This week we had the pleasure of catching up with one of our original clients, Dave! Between working full-time and caring for his adorable lab Maggie, Dave has figured out how to finally make exercise fun and in the process has lost weight, gained friends and travelled the state racing and training.
Tell us a little about your day job?
I’m a patent attorney for the US office of a European biotech company, which is down in Mountain View. I’m lucky that I have flexible hours without a long commute, which allows me to work out in the mornings.
What made you decide to make fitness a priority?
I’d just accepted an in-house position after six years working for two different large law firms. At 42, I was the heaviest and most sedentary I’d ever been, and I had been watching a number of friends and colleagues around that same age start dealing with the consequences of inactivity and weight gain, mostly by taking a variety of medications or being forced by their physicians to change their diets. I really missed being active–I went to grad school in Boulder, Colorado, and used to ski, hike, mountain bike, and run all the time–plus I didn’t want to be taking several medicines every day for the rest of my life. Also, I know myself well enough to realize that a crash diet wouldn’t work for me, so I took a hard look at my diet and lifestyle and decided it was time to make a real effort to change my habits for the better.
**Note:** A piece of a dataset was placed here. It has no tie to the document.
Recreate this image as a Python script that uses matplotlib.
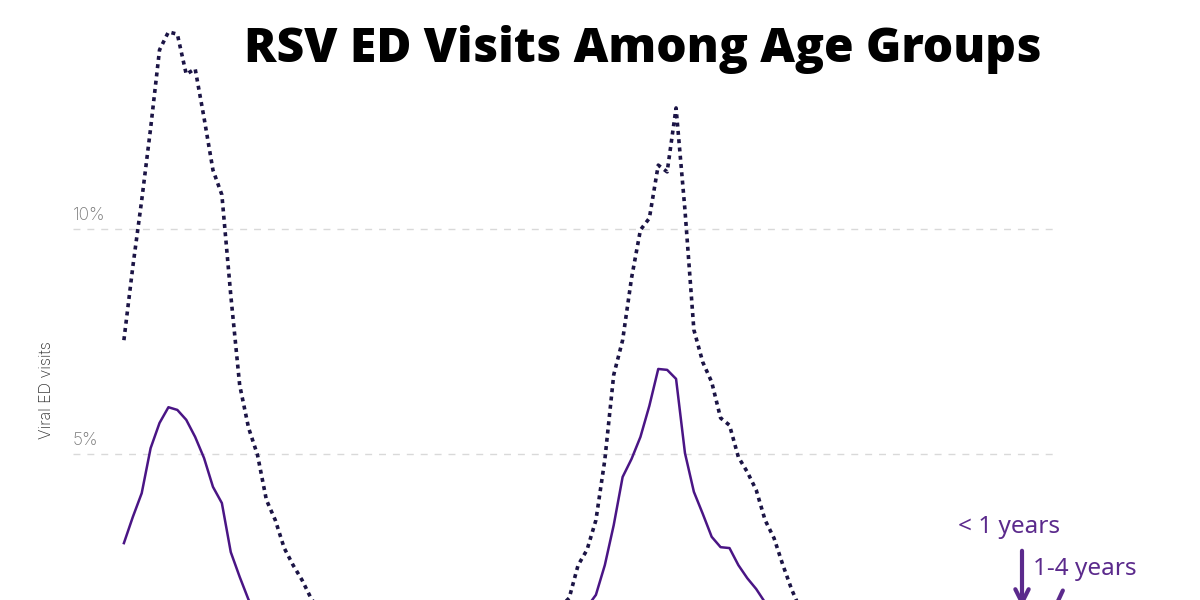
import matplotlib
matplotlib.use("Agg")
import matplotlib.pyplot as plt
import matplotlib.transforms as mtransforms

# weekly share of viral ED visits that are RSV (%)
under_1 = [7.53, 9.16, 10.64, 12.24, 13.98, 14.38, 14.33, 13.44, 13.56, 12.47,
           11.31, 10.76, 8.53, 6.53, 5.58, 4.98, 3.98, 3.53, 2.91, 2.53,
           2.2, 1.8, 1.5, 1.3, 1.1, 0.95, 0.85, 0.75, 0.7, 0.65,
           0.6, 0.55, 0.55, 0.5, 0.5, 0.5, 0.45, 0.5, 0.5, 0.55,
           0.6, 0.65, 0.7, 0.8, 0.9, 1.0, 1.15, 1.3, 1.45, 1.6,
           1.8, 2.53, 2.87, 3.53, 4.87, 6.76, 7.53, 8.91, 9.98, 10.24,
           11.42, 11.27, 12.69, 10.42, 7.76, 7.04, 6.6, 5.8, 5.64, 4.93,
           4.6, 4.2, 3.53, 3.13, 2.53, 1.98, 1.53, 1.3, 1.15, 1.0,
           0.9, 0.8, 0.7, 0.65, 0.6, 0.55, 0.5, 0.5, 0.5, 0.45,
           0.45, 0.5, 0.5, 0.55, 0.6, 0.65, 0.75, 0.85, 0.95, 1.1,
           1.25, 1.4, 1.55]
age_1_4 = [3.02, 3.6, 4.13, 5.13, 5.69, 6.04, 5.98, 5.76, 5.38, 4.91,
           4.27, 3.91, 2.82, 2.27, 1.76, 1.4, 1.15, 0.95, 0.8, 0.7,
           0.6, 0.55, 0.5, 0.45, 0.4, 0.4, 0.35, 0.35, 0.35, 0.3,
           0.3, 0.3, 0.3, 0.3, 0.3, 0.35, 0.35, 0.35, 0.4, 0.4,
           0.45, 0.5, 0.55, 0.6, 0.65, 0.75, 0.85, 0.95, 1.05, 1.15,
           1.3, 1.45, 1.6, 1.87, 2.53, 3.42, 4.49, 4.89, 5.38, 6.07,
           6.89, 6.87, 6.67, 5.02, 4.16, 3.67, 3.16, 2.93, 2.91, 2.53,
           2.24, 2.0, 1.7, 1.45, 1.25, 1.1, 0.95, 0.85, 0.75, 0.65,
           0.6, 0.55, 0.5, 0.45, 0.4, 0.4, 0.35, 0.35, 0.35, 0.3,
           0.3, 0.35, 0.35, 0.4, 0.45, 0.5, 0.6, 0.7, 0.8, 0.9,
           1.0, 1.1, 1.2]
weeks = list(range(len(under_1)))

y_ticks = [5, 10]
y_tick_labels = ["5%", "10%"]

NAVY = "#1b1445"
PURPLE = "#4a1585"
NOTE = "#5b2a8c"

fig = plt.figure(figsize=(12, 6), dpi=100)
# the original is a crop: the plot runs on below the bottom edge
ax = fig.add_axes([0.0608, -0.1317, 0.818, 1.125])
ax.set_xlim(-5.72, 104.5)
ax.set_ylim(0, 15)

for v in y_ticks:
    ax.axhline(v, color="#d9d9d9", lw=1, ls=(0, (5, 5)), zorder=0)

ax.plot(weeks, under_1, color=NAVY, lw=2.6, ls=(0, (1.1, 1.2)),
        dash_capstyle="butt")
ax.plot(weeks, age_1_4, color=PURPLE, lw=1.8)

trans = mtransforms.blended_transform_factory(ax.transAxes, ax.transData)
for v, lab in zip(y_ticks, y_tick_labels):
    ax.text(0, v + 0.12, lab, transform=trans, ha="left", va="bottom",
            fontsize=12.5, color="#777777", family="Inter", fontweight="light")

ax.set_xticks([])
ax.set_yticks([])
for s in ax.spines.values():
    s.set_visible(False)

fig.text(46 / 1200, 1 - 390 / 600, "Viral ED visits", rotation=90,
         ha="center", va="center", fontsize=11.5, color="#333333",
         family="Inter", fontweight="light")

fig.text(0.536, 1 - 49 / 600, "RSV ED Visits Among Age Groups", ha="center",
         va="center", fontsize=34.5, fontweight="heavy", family="Open Sans",
         color="black")

# labels with arrows pointing down at the line ends
ax.annotate("", xy=(1022, -10), xytext=(1022, 52), xycoords="figure pixels",
            textcoords="figure pixels",
            arrowprops=dict(arrowstyle="->", color=NOTE, lw=3,
                            mutation_scale=24))
ax.annotate("", xy=(1052, -14), xytext=(1064, 12), xycoords="figure pixels",
            textcoords="figure pixels",
            arrowprops=dict(arrowstyle="-", color=NOTE, lw=3))
fig.text(958 / 1200, 73 / 600, "< 1 years", ha="left", va="center",
         fontsize=17.5, color=NOTE, family="Noto Sans", fontweight="light")
fig.text(1033 / 1200, 31 / 600, "1-4 years", ha="left", va="center",
         fontsize=17.5, color=NOTE, family="Noto Sans", fontweight="light")

fig.savefig("out.png", dpi=100)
What has been the most difficult part of getting active?
It’s always a challenge getting out on days when the weather isn’t great or I don’t feel like it, but thankfully there aren’t too many of those. Also, I have a regular running group and a number of cycling buddies, so knowing that someone else is counting on me to go out really helps.
What has been the best part?
I’ve seen more of California over the last two years than I had over the previous five, because I’ve done events all over the place, from Mount Shasta in the north to Malibu in the south.
What are your favorite classes and why?
uCycle is great, because it has helped me figure out how to work out more efficiently. The stuff I’ve learned about working in different heart rate zones and about active recovery translates really well to road riding. I also love the TRX classes.
What physical (and mental) benefits have you noticed from exercising more?
I tend to have fewer peaks and valleys over the course of a day, which helps my focus at work. Also, my endurance has improved significantly, so I’m much more active generally — some weekend days I’ll be out of the house running around for 8-10 hours — had I done that a couple years ago, I would have needed two days to recover.
What advice do you have for someone who is looking to get more physically active?
Listen to your body! I don’t always take enough rest days, but whenever I do take some time off, I always come back stronger and faster. Also, figure out what works for you in terms of finding motivation to keep going. I’m pretty goal-oriented, so I try to sign up for an event every month (sometimes I forget to check my calendar and wind up with two or three, but whatever works); I find having a race on the calendar helps me keep working hard. If that doesn’t work, try something else, like going shopping for some new clothes in a smaller size, whatever works. Though I have to say, I tend to get fidgety now if I don’t get out for a couple of days, so motivation is less of an issue now than it used to be.
When did you notice you were getting fitter and stronger?
I started to feel a bit better pretty quickly, but it wasn’t until I’d been active for 9 months or so that I really started to see the benefits. Then last fall I started going back and looking at the improvements in my times over routes I run or ride regularly and was amazed — in a year, I took 3.5 minutes *per mile* off my 10K time, and went from averaging around 10 mph on my first century ride in June last year to averaging about 15 mph on another in October. So the improved fitness kind of snuck up on me a little bit.
You’ve now been racing for a couple years, what’s next?
Well, I’ve got a bunch of things on the calendar the rest of this year, including the Death Ride (I’m going to finish all five passes this year!), a sprint triathlon, two half-marathons, a Tough Mudder at Lake Tahoe, the 200K route at the Sequoia Century, and Levi Leipheimer’s Gran Fondo in Santa Rosa. But I’m seriously thinking about trying to do a half-Ironman next year, and possibly a marathon late in the year. I don’t know if I can handle something that long, but we’ll see how I feel at the end of the year.